Nichtsdestotrotz macht immerhin der Herr Byford eine echt gute Figur: kein übertriebenes Posing, für sein Alter sehr angenehme Ansagen, beachtliche Gesangsleistung und durchdachtes Auftreten. Sex and Rock 'n' Roll. Die Drogen bleiben da scheinbar weg – bis auf ein paar obligatorische Bierchen. Und das ist auch gut so. Man merkt mehr etwas von professioneller Begeisterungsfähigkeit und gesundem Spaß. Sollte man mehr erwarten von solchen Veteranen? Von IRON MAIDEN als Headliner auf dem Wacken Open Air 2008 sicherlich, doch weniger von SAXON. Letzten Endes bereue ich es nicht im Geringsten, nunmehr auch diese Prototypen einmal erlebt zu haben.

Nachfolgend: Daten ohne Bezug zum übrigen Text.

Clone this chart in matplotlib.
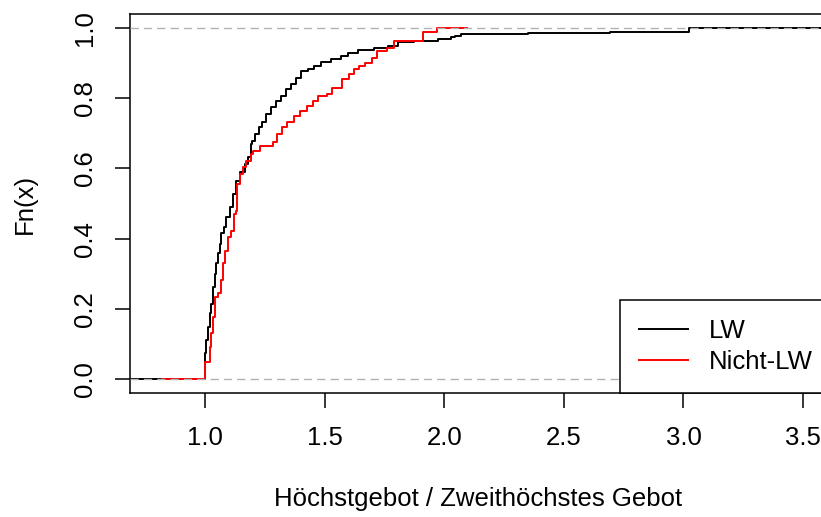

Die "mentalen Umgebungsgeräusche" verklingen in der Nacht, und man beobachtet mit Bedauern, wie die langhaarigen Bombenleger einer Schar neumodischer Dark-Wave-Fetischisten weichen, die sich wie (im wahrsten Sinne des Wortes) Untote auf die Tanzfläche quälen. Nicht, dass ich gänzlich der Gruftikultur abgeneigt wäre, doch der Kulturschock trifft mich heute besonders hart. Besser schnell zurück ins Auto und ICED EARTH anschmeißen! Prost!